Da martedì notte se lo chiedono i 40 mila di San Siro e tutti gli altri rossoneri sparsi per il Belpaese e anche oltre frontiera. È il caso di fidarsi di questo Milan rivitalizzato dalle energie, fisiche e tecniche, di Zlatan Ibrahimovic? I numeri di gennaio anticipano una risposta immediata e positiva. In campionato un solo pari stentato, contro la Samp, scandito da un bel numero di tiri in porta senza la precisione di cui c'era bisogno, seguito poi da tre successi, due in viaggio e uno a San Siro, rocambolesco, con una rincorsa che sa anche di casualità. La seconda risposta, più meditata, deve puntare su alcune analisi calcistiche d'indubbio valore. Dal giorno dello sbarco di Ibra, il Milan, un tempo spuntato come un pugnale senza lama, è diventato una macchina da gol. In coppa Italia viaggia a pieno ritmo, 7 sigilli tra Spal e Torino, uno in meno in campionato ma quel che più conta ci sono appunti sulle perfomances personali da sottolineare. È vero che Suso e Piatek - al netto delle cronache di calcio-mercato - sono usciti dai radar ma nel frattempo Rebic è diventato degno del pennacchio di vice-campione del mondiale con la Croazia, Calhanoglu è uscito dal cono d'ombra nel quale si era infilato e lo schieramento nuovo (4-4-2), con difetti e pregi, sta offrendo maggiore sicurezza a tutti gli interpreti.

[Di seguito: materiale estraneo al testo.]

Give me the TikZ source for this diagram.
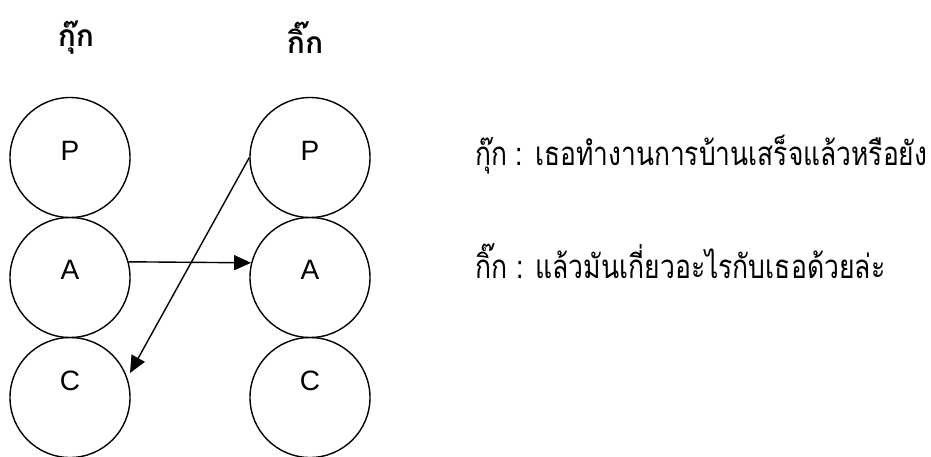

Allora c'è da fidarsi? La risposta è ancora prematura e non per paura di fallire un pronostico ma perché nel corso di questo gennaio da incorniciare ci sono stati errori e defezioni difensive al cospetto di rivali che non sono certo Juve o Inter. Ecco allora il riferimento non casuale. La nobilitate di questa svolta milanista è affidata alle prossime sfide, nel mese di febbraio, con Inter - derby di campionato - e con la Juve - semifinale di coppa Italia - che sono da sempre i passaggi cruciali di una stagione degna della storia e del fascino del brand. A dicembre, Rebic sembrava già rispedito al mittente tedesco; Castillejo pareva arrotolato su se stesso, e persino Leao, con i suoi ghirigori, era considerato una boccia persa. Adesso, invece, dentro un gruppo che comincia a funzionare anche Kjaer, bocciato da Gasperini col quale ha litigato duro, è diventato un pilastro di quella difesa che resta troppo scoperta in alcune giocate (vedi contropiede di Udinese e Toro). Su questi progressi, si staglia la sagoma gigantesca di Ibrahimovic.
Vederlo, martedì sera, dalla panchina di San Siro, offrire qualche dritta ai suoi sodali al pari di un allenatore, se ha dato il via alle solite battute da bar, ha di fatto certificato il suo ruolo di padre spirituale di Milanello dove tutti, a cominciare dagli esponenti dello staff tecnico, respirano un altro clima, registrano un altro indice di attenzione.